A smart data backup and recovery appliance, but performance is poor

Review Date: 18 Aug 2006

Reviewed By: Dave Mitchell

Price when reviewed: exc VAT

Overall Rating
3 stars out of 6

Since its appearance at the storage circus some three years ago, iSCSI (internet SCSI) has gone from side-show freak to main attraction. Overland Storage has been there right from the start and, with the REO RA2000, it brought one of the very first iSCSI storage appliances to market. Since then, there have been plenty of arguments about where IP SANs fit into the network storage picture. The general consensus now is that for SMBs they make a more cost-effective alternative to overpriced FC (Fibre Channel) SAN products, while at the enterprise level, where performance is a higher priority, they can fit in alongside FC.

The latest REO 4000 brings the best of both worlds. This data backup and recovery appliance delivers support for both iSCSI and FC connectivity, and its hard disks can be configured to emulate tape drives and libraries as well as disk volumes. The appliance can also accept physical tape drives and uses a passthrough mode, which allows them to be accessed as though they're iSCSI targets.

iSCSI technology may have moved on since the days of the RA2000, but the appliance's specification certainly hasn't. It uses virtually the same base hardware as its predecessor, the only difference being the extra dual-port 2Gb/sec FC card. Management access is provided by a single 10/100BaseTX port, while iSCSI targets are presented via a pair of Gigabit Ethernet ports. Storage comes courtesy of eight 250GB Seagate SATA hard disks in removable carriers. Two groups of four drives are connected to separate RAID cards and each quartet is configured from the web interface for RAID functions.

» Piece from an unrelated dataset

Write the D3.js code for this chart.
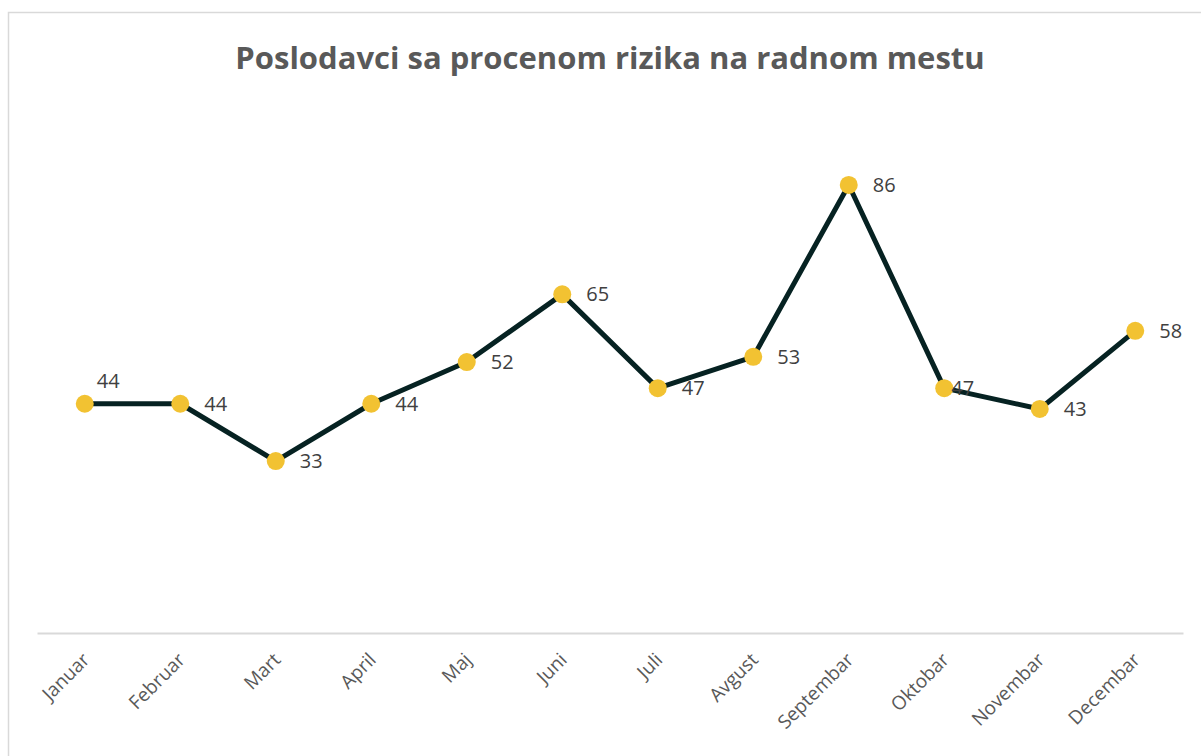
<!DOCTYPE html>
<html>
<head>
<meta charset="utf-8">
<script src="https://cdn.jsdelivr.net/npm/d3@7"></script>
<style>
  body { margin: 0; background: #fff; }
  svg { display: block; font-family: "Open Sans", sans-serif; }
</style>
</head>
<body>
<div id="chart"></div>
<script>
  const months = ['Januar', 'Februar', 'Mart', 'April', 'Maj', 'Juni', 'Juli',
    'Avgust', 'Septembar', 'Oktobar', 'Novembar', 'Decembar'];
  const values = [44, 44, 33, 44, 52, 65, 47, 53, 86, 47, 43, 58];
  const title = 'Poslodavci sa procenom rizika na radnom mestu';

  const width = 1201, height = 756;
  const margin = { top: 112, right: 18, bottom: 123, left: 37 };

  const svg = d3.select('#chart').append('svg')
    .attr('width', width)
    .attr('height', height);

  // chart frame
  svg.append('rect')
    .attr('x', 8.5).attr('y', 12.5)
    .attr('width', width).attr('height', height)
    .attr('fill', 'none')
    .attr('stroke', '#d9d9d9')
    .attr('stroke-width', 1.5);

  svg.append('text')
    .attr('x', 610).attr('y', 69)
    .attr('text-anchor', 'middle')
    .attr('font-size', 31)
    .attr('font-weight', 'bold')
    .attr('fill', '#595959')
    .text(title);

  const x = d3.scaleBand()
    .domain(months)
    .range([margin.left, width - margin.right]);

  const y = d3.scaleLinear()
    .domain([0, 100])
    .range([height - margin.bottom, margin.top]);

  const data = months.map((m, i) => ({ m: m, v: values[i] }));
  const cx = d => x(d.m) + x.bandwidth() / 2;

  // x axis
  const axis = svg.append('g')
    .attr('transform', 'translate(0,' + y(0) + ')')
    .call(d3.axisBottom(x).tickSize(0).tickPadding(0));
  axis.attr('font-size', 19).attr('font-family', '"Open Sans", sans-serif');
  axis.select('.domain').attr('stroke', '#d9d9d9').attr('stroke-width', 2);
  axis.selectAll('text')
    .style('font-size', '19px')
    .attr('fill', '#595959')
    .attr('text-anchor', 'end')
    .attr('dy', null)
    .attr('transform', 'translate(6,28) rotate(-45)');

  const line = d3.line()
    .x(cx)
    .y(d => y(d.v));

  svg.append('path')
    .datum(data)
    .attr('fill', 'none')
    .attr('stroke', '#062222')
    .attr('stroke-width', 5)
    .attr('stroke-linejoin', 'round')
    .attr('d', line);

  svg.selectAll('.dot')
    .data(data)
    .enter()
    .append('circle')
    .attr('class', 'dot')
    .attr('cx', cx)
    .attr('cy', d => y(d.v))
    .attr('r', 9)
    .attr('fill', '#f2c232');

  // data labels, to the right of the markers (first one sits above)
  svg.selectAll('.lbl')
    .data(data)
    .enter()
    .append('text')
    .attr('class', 'lbl')
    .attr('x', (d, i) => cx(d) + (i === 0 ? 12 : (i === 9 ? 7 : 24)))
    .attr('y', (d, i) => y(d.v) + (i === 0 ? -23 : 0))
    .attr('dy', '0.35em')
    .attr('font-size', 20)
    .attr('fill', '#404040')
    .text(d => d.v);
</script>
</body>
</html>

The web interface is easy enough to use. You start by assigning new IP addresses to each data port and providing a couple of email addresses for alert forwarding. Next, you choose how you want the physical drives to be configured. You can opt for two RAID0 stripes or a pair of RAID5 redundant arrays, which are then presented as two logical drives. For performance testing, we selected dual RAID0 arrays. You can create up to 64 logical drives, or LUNs, for presentation as either a virtual disk, standalone tape drive or as a dynamic tape device, which can have its capacity expanded on-the-fly. You then declare your iSCSI and FC initiators and assign them to a device ID to grant them access.

In practice, the Overland method works well. We created a range of iSCSI and FC disk targets and had no problem attaching our client test systems to them. Virtual tapes were also easy to create and manage. As soon as we logged the Microsoft initiator version 2.1 software onto the virtual tape target, the client system immediately spotted an LTO-2 tape drive and loaded the drivers for it. You have a choice of three virtual libraries, with a wide range of drive and slot combinations. We created a virtual NEO 2000 library with one drive and 30 slots, which was recognised by Computer Associates' ARCserve without any problems.

So far so good, but our performance tests showed that the REO 4000 has some major issues. We created two 50GB logical disk volumes, and assigned an iSCSI initiator to one and an FC initiator to the other. Using a Supermicro dual 2.4GHz Xeon rack server equipped with Gigabit Ethernet and a QLogic 2Gb/sec FC card, we logged onto the appliance and found we had two new local drives to play with. With the Iometer configured for two workers, 64Kb transfer requests and 100% read operations, we saw it return a truly dismal 24MB/sec for the iSCSI target and 29MB/sec for FC in separate tests. Performance for the virtual tape drive was also well down, as a backup using ARCserve returned only 9.2MB/sec. Fortunately, the virtual tapes come into their own for restoration tasks. We selected a single file known to be near the end of the test backup and ARCserve restored it in under two seconds. Restoring the same file from a physical LTO-2 tape drive attached locally took 1min 53secs.